The crowd and team lifted, City set about trying to build on their lead. Maxwell tipped over a header from Chris Routis, who again competed enthusiastically in his new-found right midfield berth, and Clarke went close from 20 yards.

Fleetwood's threat was sporadic at best. The back four was again well marshalled by Gary MacKenzie, who blocked pretty much everything in his direction.

A half-time advantage, as we have discovered too often this season, can mean little. Memories of failing to finish off Notts County were still very fresh. So City's second goal six minutes after the restart was greeted with an even grander reaction.

It was a well-worked effort, with Clarke again at the hub. Stead brought an awkward ball under control, Clarke swept it wide left and Hanson lunged past two red shirts to deliver the cross.

Routis gambled at the far post and it paid off with his first score at Valley Parade, which he celebrated with an impromptu jig in front of the Kop.
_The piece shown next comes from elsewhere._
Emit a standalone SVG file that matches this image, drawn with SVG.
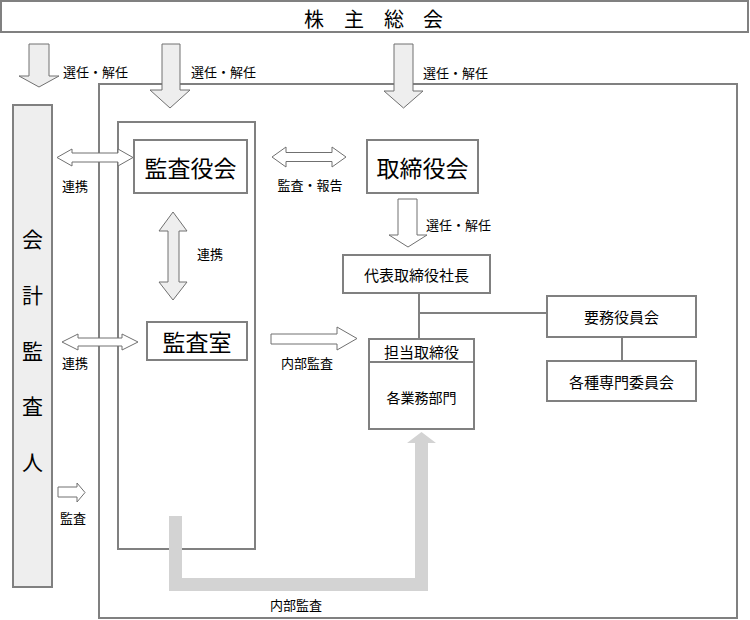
<svg xmlns="http://www.w3.org/2000/svg" width="750" height="620" viewBox="0 0 750 620">
<style>
  .box { fill: #ffffff; stroke: #808080; stroke-width: 2; }
  .frame { fill: none; stroke: #808080; stroke-width: 2; }
  .ln { fill: none; stroke: #808080; stroke-width: 2; }
  .arw { fill: #ffffff; stroke: #707070; stroke-width: 1; }
  .arwg { fill: #eeeeee; stroke: #707070; stroke-width: 1; }
  .big { fill: #d3d3d3; stroke: none; }
  text { font-family: "Noto Sans CJK JP", "Noto Sans", sans-serif; fill: #000000; dominant-baseline: central; }
  .s { font-size: 13px; }
  .m { font-size: 15px; text-anchor: middle; }
  .l { font-size: 23px; text-anchor: middle; }
  .c { text-anchor: middle; }
</style>
<rect width="750" height="620" fill="#ffffff"/>

<!-- frames -->
<g id="company-frame"><rect class="frame" x="99" y="84" width="638" height="534"/></g>
<g id="audit-column"><rect class="frame" x="118" y="122" width="137" height="427"/></g>

<g id="connectors">
  <!-- selection arrows from shareholders -->
  <polygon class="arwg" points="29,44 49,44 49,76 59,76 39,87 19,76 29,76"/>
  <polygon class="arwg" points="162,44 180,44 180,90 190,90 170,108 150,90 162,90"/>
  <polygon class="arwg" points="394,44 413,44 413,91 423,91 403.5,108 384,91 394,91"/>
  <!-- board to president -->
  <polygon class="arw" points="398,199 417,199 417,235 427,235 408,247 389,235 398,235"/>
  <!-- double arrows -->
  <polygon class="arw" points="57,157.5 72,149 72,153 118,153 118,149 133,157.5 118,166 118,162 72,162 72,166"/>
  <polygon class="arw" points="62,342 78,334 78,338 122,338 122,334 138,342 122,350 122,346 78,346 78,350"/>
  <polygon class="arw" points="272,157 286,147 286,152.5 332,152.5 332,147 346,157 332,167 332,161.5 286,161.5 286,167"/>
  <polygon class="arwg" points="173,212 187,231 179,231 179,282 187,282 173,300 159,282 168,282 168,231 159,231"/>
  <!-- internal audit arrow -->
  <polygon class="arw" points="271,334 337,334 337,327 357,338.5 337,350 337,344 271,344"/>
  <!-- audit arrow -->
  <polygon class="arw" points="58,487 77,487 77,483 85,492.5 77,502 77,497 58,497"/>
  <!-- org lines -->
  <line class="ln" x1="419" y1="293" x2="419" y2="339"/>
  <line class="ln" x1="419" y1="313" x2="547" y2="313"/>
  <line class="ln" x1="622" y1="337" x2="622" y2="361"/>
  <!-- big internal audit arrow -->
  <polygon class="big" points="169,516 182,516 182,578 415,578 415,443 407,443 421.5,432 436,443 428,443 428,591 169,591"/>
</g>

<g id="shareholders">
  <rect class="box" x="1" y="1" width="747" height="31"/>
  <text x="304 324 344 364 384 404 423" y="18" style="font-size:20px" xml:space="preserve">株 主 総 会</text>
</g>

<g id="accounting-auditor">
  <rect x="13" y="105" width="39" height="482" fill="#eeeeee" stroke="#808080" stroke-width="2"/>
  <text class="c" x="32.5" y="238" style="font-size:21px">会</text>
  <text class="c" x="32.5" y="294" style="font-size:21px">計</text>
  <text class="c" x="32.5" y="350" style="font-size:21px">監</text>
  <text class="c" x="32.5" y="405" style="font-size:21px">査</text>
  <text class="c" x="32.5" y="461" style="font-size:21px">人</text>
</g>

<g id="audit-board">
  <rect class="box" x="134" y="140" width="113" height="53"/>
  <text class="l" x="190.5" y="166.5">監査役会</text>
</g>

<g id="audit-office">
  <rect class="box" x="147" y="322" width="100" height="38"/>
  <text class="l" x="197" y="341">監査室</text>
</g>

<g id="board">
  <rect class="box" x="367" y="140" width="111" height="53"/>
  <text class="l" x="422.5" y="166.5">取締役会</text>
</g>

<g id="president">
  <rect class="box" x="343" y="255" width="147" height="38"/>
  <text class="m" x="416.5" y="274">代表取締役社長</text>
</g>

<g id="executive-committee">
  <rect class="box" x="547" y="296" width="149" height="41"/>
  <text class="m" x="621.5" y="316.5">要務役員会</text>
</g>

<g id="special-committees">
  <rect class="box" x="547" y="361" width="149" height="40"/>
  <text class="m" x="621.5" y="381">各種専門委員会</text>
</g>

<g id="departments">
  <rect class="box" x="369" y="339" width="105" height="90"/>
  <line class="ln" x1="369" y1="362" x2="474" y2="362"/>
  <text class="m" x="421.5" y="351">担当取締役</text>
  <text class="m" x="421.5" y="397" style="font-size:14px">各業務部門</text>
</g>

<g id="labels">
  <text class="s" x="63" y="71">選任・解任</text>
  <text class="s" x="191" y="71">選任・解任</text>
  <text class="s" x="423" y="72">選任・解任</text>
  <text class="s" x="426" y="224">選任・解任</text>
  <text class="s" x="62" y="185">連携</text>
  <text class="s c" x="310" y="184">監査・報告</text>
  <text class="s" x="197" y="253">連携</text>
  <text class="s" x="62" y="362">連携</text>
  <text class="s" x="281" y="362">内部監査</text>
  <text class="s" x="60" y="517">監査</text>
  <text class="s c" x="296" y="604">内部監査</text>
</g>
</svg>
That should have been game over; even more so when Maxwell thwarted Clarke's burst through and Hanson looped the rebound header straight into the relieved keeper's arms.

"He should have scored," said his unsympathetic manager afterwards.

But there was no hint of the significance of failing to put that away. When Parkinson started to switch personnel, nobody harboured any immediate fears of a sudden Fleetwood recovery.

City v Fleetwood match pictures

The momentum was slowly shifting, however. MacKenzie detected it at the back as team-mates "stopped doing what they'd been doing". Some clearly thought the game was won.

They should have been jolted from that complacency in the 86th minute when Ashley Hunter and Tyler Forbes combined on Fleetwood's right and Jamie Proctor buried the header.

City were getting inadvertently pushed deeper. Parkinson maintained later that he had kept two up top but Hanson had come back to defend a corner and was unable to get out as Fleetwood's attacking belief grew.

And so we came to the second of the five added minutes as Conor McLaughlin pumped a hopeful free-kick deep into City territory.

On another day, referee Stephen Martin might have blown for Proctor's challenge on Halliday but that did not excuse the penalty-box pinball that followed.

City failed to clear as Steve Schumacher's shot cannoned off Stephen Darby and the loose ball fell for centre half Nathan Pond to squeeze home his first goal in 14 months.

The mood around the place turned toxic – even more so when Zoko fluffed a glorious chance to nick it from the final kick.

A covering defender threw himself across the striker's vision but still, he had to hit the target with Maxwell caught out of position.

Zoko, whose only goal had clinched City's solitary win in the nine games since beating Leyton Orient, screwed it wide and the derision followed.

"He's got to score," repeated an angry Parkinson. "You can't have that chance and not at least make the goalie work.

"Zokes is getting fitter and played well at Notts County. He had a bit of a groin strain so I decided not to start him but when you get those moments, you've got to take them."

With ten games left to revive any play-off intentions, such golden opportunities are starting to run out.